======== EXERCISE INPUT ========

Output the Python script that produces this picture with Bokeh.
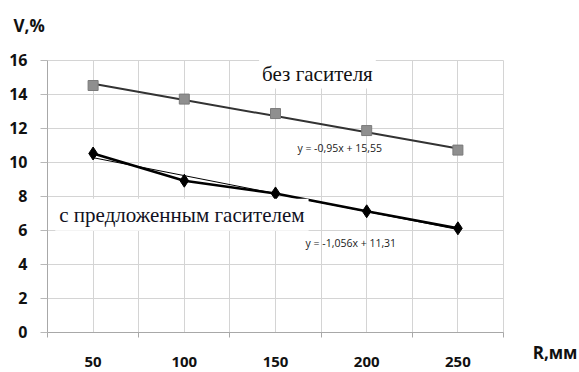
from bokeh.plotting import figure
from bokeh.models import Range1d, FixedTicker, Label, LinearAxis, Grid
from bokeh.embed import file_html
from bokeh.resources import INLINE

# Radius R (mm) and vibration level V (%)
radius = [50, 100, 150, 200, 250]
v_without = [14.5, 13.7, 12.85, 11.85, 10.7]   # без гасителя
v_with = [10.5, 8.9, 8.15, 7.1, 6.1]           # с предложенным гасителем

# Linear trends over the point index (1..5)
trend_without = (-0.95, 15.55)
trend_with = (-1.056, 11.31)
eq_without = "y = -0,95x + 15,55"
eq_with = "y = -1,056x + 11,31"

y_ticks = [0, 2, 4, 6, 8, 10, 12, 14, 16]
x_bounds = [25, 75, 125, 175, 225, 275]

idx = list(range(1, len(radius) + 1))
fit_without = [trend_without[0] * i + trend_without[1] for i in idx]
fit_with = [trend_with[0] * i + trend_with[1] for i in idx]

# The frame covers the whole canvas; axes are pinned inside it so that the
# axis titles can sit freely around the plotting area.
W, H = 579, 372
left_px, right_px, top_px, bottom_px = 47, 503, 59.5, 331.5
kx = (right_px - left_px) / (275 - 25)
ky = (bottom_px - top_px) / (16 - 0)
x_range = Range1d(25 - left_px / kx, 275 + (W - right_px) / kx)
y_range = Range1d(0 - (H - bottom_px) / ky, 16 + top_px / ky)

p = figure(width=W, height=H, output_backend="svg", toolbar_location=None,
           x_range=x_range, y_range=y_range,
           x_axis_type=None, y_axis_type=None,
           min_border=0)
p.outline_line_color = None
p.background_fill_color = "white"
p.border_fill_color = "white"

xticker = FixedTicker(ticks=radius, minor_ticks=x_bounds)
yticker = FixedTicker(ticks=y_ticks)

# grid lines limited to the data area
xgrid = Grid(dimension=0, ticker=xticker, bounds=(25, 275), cross_bounds=(0, 16),
             grid_line_color="#d4d4d4", minor_grid_line_color="#d4d4d4")
ygrid = Grid(dimension=1, ticker=yticker, bounds=(0, 16), cross_bounds=(25, 275),
             grid_line_color="#d4d4d4")
p.add_layout(xgrid)
p.add_layout(ygrid)

label_font = "Open Sans"
label_color = "#111111"

xa = LinearAxis(ticker=xticker, fixed_location=0, bounds=(25, 275))
xa.major_tick_out = 0
xa.major_tick_in = 0
xa.minor_tick_out = 5
xa.minor_tick_in = 0
xa.minor_tick_line_color = "#a8a8a8"
xa.axis_line_color = "#a8a8a8"
xa.major_label_standoff = 20
xa.major_label_text_font = label_font
xa.major_label_text_font_size = "15px"
xa.major_label_text_font_style = "bold"
xa.major_label_text_color = label_color
p.add_layout(xa, "below")

ya = LinearAxis(ticker=yticker, fixed_location=25, bounds=(0, 16))
ya.major_tick_out = 7
ya.major_tick_in = 0
ya.minor_tick_out = 0
ya.minor_tick_in = 0
ya.major_tick_line_color = "#b8b8b8"
ya.axis_line_color = "#a8a8a8"
ya.major_label_standoff = 13
ya.major_label_text_font = label_font
ya.major_label_text_font_size = "16px"
ya.major_label_text_font_style = "bold"
ya.major_label_text_color = label_color
p.add_layout(ya, "left")

# series without damper: markers with the linear trend
p.line(radius, fit_without, line_color="#333333", line_width=2)
p.scatter(radius, v_without, marker="square", size=10,
          fill_color="#8f8f8f", line_color="#7a7a7a")

# series with the proposed damper: broken line, trend and markers
p.line(radius, v_with, line_color="black", line_width=2.5)
p.line(radius, fit_with, line_color="black", line_width=1)
p.scatter(radius, v_with, marker="diamond", size=13,
          fill_color="black", line_color="black")

# captions
p.add_layout(Label(x=173, y=15.2, text="без гасителя",
                   text_font="Liberation Serif", text_font_size="21px",
                   text_align="center", text_baseline="middle",
                   text_color="#111111", background_fill_color="white",
                   padding=3))
p.add_layout(Label(x=98.7, y=6.9, text="с предложенным гасителем",
                   text_font="Liberation Serif", text_font_size="21px",
                   text_align="center", text_baseline="middle",
                   text_color="#111122", background_fill_color="white",
                   padding=4))
p.add_layout(Label(x=162, y=10.8, text=eq_without,
                   text_font="Open Sans", text_font_size="10.5px",
                   text_align="left", text_baseline="middle",
                   text_color="#1a1a1a"))
p.add_layout(Label(x=166.5, y=5.25, text=eq_with,
                   text_font="Open Sans", text_font_size="10.5px",
                   text_align="left", text_baseline="middle",
                   text_color="#1a1a1a"))

# axis titles
p.add_layout(Label(x=6.4, y=18.05, text="V,%",
                   text_font=label_font, text_font_size="17px",
                   text_font_style="bold", text_align="left",
                   text_baseline="middle", text_color=label_color))
p.add_layout(Label(x=291, y=-1.2, text="R,мм",
                   text_font=label_font, text_font_size="17px",
                   text_font_style="bold", text_align="left",
                   text_baseline="middle", text_color=label_color))

open("out.html", "w").write(file_html(p, INLINE))
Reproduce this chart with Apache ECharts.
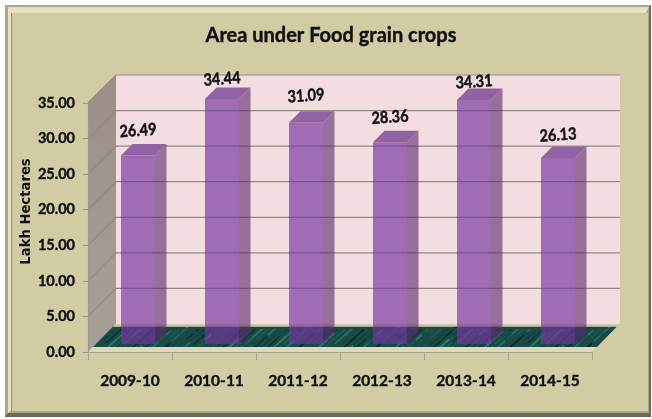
<!DOCTYPE html>
<html>
<head>
<meta charset="utf-8">
<script src="https://cdn.jsdelivr.net/npm/echarts@6/dist/echarts.min.js"></script>
<style>html,body{margin:0;padding:0;background:#fff}#c{width:652px;height:419px}</style>
</head>
<body>
<div id="c"></div>
<script>
const categories = ['2009-10', '2010-11', '2011-12', '2012-13', '2013-14', '2014-15'];
const areaValues = [26.49, 34.44, 31.09, 28.36, 34.31, 26.13];
const valueTicks = [0, 5, 10, 15, 20, 25, 30, 35];

const DEPTH = 28, BAR_INSET = 8, BAR_DEPTH = 11.5, BAR_W = 34;
const FONT = 'Lato, "Noto Sans", sans-serif';
const INK = '#111';
const labelLift = [25, 20, 27, 25, 18, 23];

function floorTexture() {
  const c = document.createElement('canvas');
  c.width = 211; c.height = 47;
  const g = c.getContext('2d');
  g.fillStyle = '#194a48';
  g.fillRect(0, 0, 211, 47);
  const tones = ['#0e3533', '#27705f', '#133f3d', '#205a51', '#0b2d2d', '#2f7a6b', '#174a46'];
  for (let i = 0; i < 190; i++) {
    g.strokeStyle = tones[i % tones.length];
    g.lineWidth = 0.6 + (i % 4) * 0.45;
    const x = (i * 37) % 211, y = (i * 13) % 47, l = 6 + (i * 11) % 17;
    g.beginPath();
    g.moveTo(x, y);
    g.lineTo(x + l, y - l * 0.9);
    g.stroke();
  }
  return c;
}
const floorPattern = { image: floorTexture(), repeat: 'repeat' };

function poly(points, style) {
  return { type: 'polygon', shape: { points }, style };
}

function renderWalls(params, api) {
  const span = params.coordSys;
  const x0 = span.x, x1 = span.x + span.width, y1 = span.y, y0 = span.y + span.height;
  return {
    type: 'group',
    children: [
      poly([[x0 + DEPTH, y1 - DEPTH], [x1 + DEPTH, y1 - DEPTH], [x1 + DEPTH, y0 - DEPTH], [x0 + DEPTH, y0 - DEPTH]], { fill: '#f4dde0' }),
      poly([[x0, y1], [x0 + DEPTH, y1 - DEPTH], [x0 + DEPTH, y0 - DEPTH], [x0, y0]], {
        fill: { type: 'linear', x: 0, y: 0, x2: 0, y2: 1, colorStops: [{ offset: 0, color: '#9c8f8a' }, { offset: 1, color: '#a89e98' }] }
      })
    ]
  };
}

function renderGrid(params, api) {
  const p = api.coord([0, api.value(0)]);
  const span = params.coordSys;
  const x0 = span.x, x1 = span.x + span.width, y = p[1];
  return {
    type: 'polyline',
    shape: { points: [[x0, y], [x0 + DEPTH, y - DEPTH], [x1 + DEPTH, y - DEPTH]] },
    style: { stroke: '#948a80', lineWidth: 1.2, fill: null }
  };
}

function renderFloor(params, api) {
  const span = params.coordSys;
  const x0 = span.x, x1 = span.x + span.width, y0 = span.y + span.height;
  return {
    type: 'group',
    children: [
      poly([[x0, y0], [x0 + 5, y0 - 5], [x1 + 5, y0 - 5], [x1, y0]], { fill: '#ddd8b8' }),
      poly([[x0 + 5, y0 - 5], [x0 + 25, y0 - 25.5], [x1 + 25, y0 - 25.5], [x1 + 5, y0 - 5]], { fill: floorPattern }),
      poly([[x0 + 25, y0 - 25.5], [x0 + DEPTH, y0 - DEPTH], [x1 + DEPTH, y0 - DEPTH], [x1 + 25, y0 - 25.5]], { fill: '#cfc8a8' })
    ]
  };
}

function renderBar(params, api) {
  const i = api.value(0), v = api.value(1);
  const top = api.coord([i, v]), base = api.coord([i, 0]);
  const x = top[0] + BAR_INSET - BAR_W / 2;
  const yt = top[1] - BAR_INSET, yb = base[1] - BAR_INSET;
  const xr = x + BAR_W, d = BAR_DEPTH;
  const cx = x + BAR_W / 2;
  return {
    type: 'group',
    children: [
      poly([[x, yt], [xr, yt], [xr, yb], [x, yb]], { fill: 'rgba(118,54,160,0.67)' }),
      poly([[xr, yt], [xr + d, yt - d], [xr + d, yb - d], [xr, yb]], { fill: 'rgba(92,44,112,0.62)' }),
      poly([[x, yt], [x + d, yt - d], [xr + d, yt - d], [xr, yt]], { fill: '#9064a4' }),
      {
        type: 'text', x: cx, y: yt - labelLift[i], rotation: 0.07, scaleY: 1.15,
        style: { text: v.toFixed(2), font: 'bold 14.5px ' + FONT, fill: INK, stroke: INK, lineWidth: 0.4, align: 'center', verticalAlign: 'middle' }
      }
    ]
  };
}

const chart = echarts.init(document.getElementById('c'), null, { renderer: 'canvas' });
chart.setOption({
  animation: false,
  backgroundColor: '#ffffff',
  graphic: {
    elements: [
      { type: 'rect', z: -10, silent: true, shape: { x: 5, y: 5, width: 646, height: 412 }, style: { fill: '#6b6957' } },
      { type: 'polygon', z: -9, silent: true, shape: { points: [[5, 5], [651, 5], [649, 7], [8, 7], [8, 413], [5, 416]] }, style: { fill: '#a9a692' } },
      { type: 'rect', z: -8, silent: true, shape: { x: 8, y: 7, width: 641, height: 406 }, style: { fill: '#aba78a' } },
      { type: 'polygon', z: -7, silent: true, shape: { points: [[8, 7], [649, 7], [646, 13], [12, 13], [12, 410], [8, 413]] }, style: { fill: '#e6e1bf' } },
      { type: 'rect', z: -6, silent: true, shape: { x: 11, y: 13, width: 637, height: 398 }, style: { fill: '#d2cca5' } },
      { type: 'rect', z: -5, silent: true, shape: { x: 11, y: 13, width: 1.2, height: 398 }, style: { fill: '#98957e' } }
    ]
  },
  title: {
    text: 'Area under Food grain crops',
    left: 326, top: 21, textAlign: 'center',
    textStyle: { fontFamily: FONT, fontWeight: 'bold', fontSize: 20, color: INK, textBorderColor: INK, textBorderWidth: 0.4 }
  },
  grid: { left: 88, right: 60, top: 103, bottom: 67, outerBoundsMode: 'none' },
  xAxis: {
    type: 'category', data: categories, z: 10,
    axisLine: { lineStyle: { color: '#a8a58a', width: 1.2 } },
    axisTick: { show: true, length: 8, alignWithLabel: false, lineStyle: { color: '#a8a58a' } },
    axisLabel: { interval: 0, margin: 21, fontFamily: FONT, fontWeight: 'bold', fontSize: 15.5, color: INK, textBorderColor: INK, textBorderWidth: 0.4 }
  },
  yAxis: {
    type: 'value', min: 0, max: 35, interval: 5, z: 10,
    name: 'Lakh Hectares', nameLocation: 'middle', nameGap: 55, nameMoveOverlap: false,
    nameTextStyle: { fontFamily: '"DejaVu Sans"', fontWeight: 'bold', fontSize: 13.2, color: INK, padding: [0, 0, 0, 32] },
    axisLine: { show: true, lineStyle: { color: '#9a9888', width: 1.2 } },
    axisTick: { show: true, length: 5, lineStyle: { color: '#9a9888' } },
    axisLabel: { margin: 13, fontFamily: FONT, fontWeight: 'bold', fontSize: 14.5, color: INK, textBorderColor: INK, textBorderWidth: 0.4, formatter: v => v.toFixed(2) },
    splitLine: { show: false }
  },
  series: [
    { type: 'custom', z: 1, silent: true, clip: false, data: [[0]], renderItem: renderWalls },
    { type: 'custom', z: 2, silent: true, clip: false, data: valueTicks.slice(1).map(v => [v]), encode: { y: 0 }, renderItem: renderGrid },
    { type: 'custom', z: 3, silent: true, clip: false, data: [[0]], renderItem: renderFloor },
    { type: 'custom', z: 4, silent: true, clip: false, data: areaValues.map((v, i) => [i, v]), encode: { x: 0, y: 1 }, renderItem: renderBar }
  ]
});
</script>
</body>
</html>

========

**AIM OF THE EXERCISE**
Please extract exactly the lines of the data, from the first through the line containing "v_with = [10.5, 8.9, 8.15, 7.1, 6.1]", and add no pictures to the copy.

**PROBLEM SOLUTION**
Output the Python script that produces this picture with Bokeh.
from bokeh.plotting import figure
from bokeh.models import Range1d, FixedTicker, Label, LinearAxis, Grid
from bokeh.embed import file_html
from bokeh.resources import INLINE

# Radius R (mm) and vibration level V (%)
radius = [50, 100, 150, 200, 250]
v_without = [14.5, 13.7, 12.85, 11.85, 10.7]   # без гасителя
v_with = [10.5, 8.9, 8.15, 7.1, 6.1]           # с предложенным гасителем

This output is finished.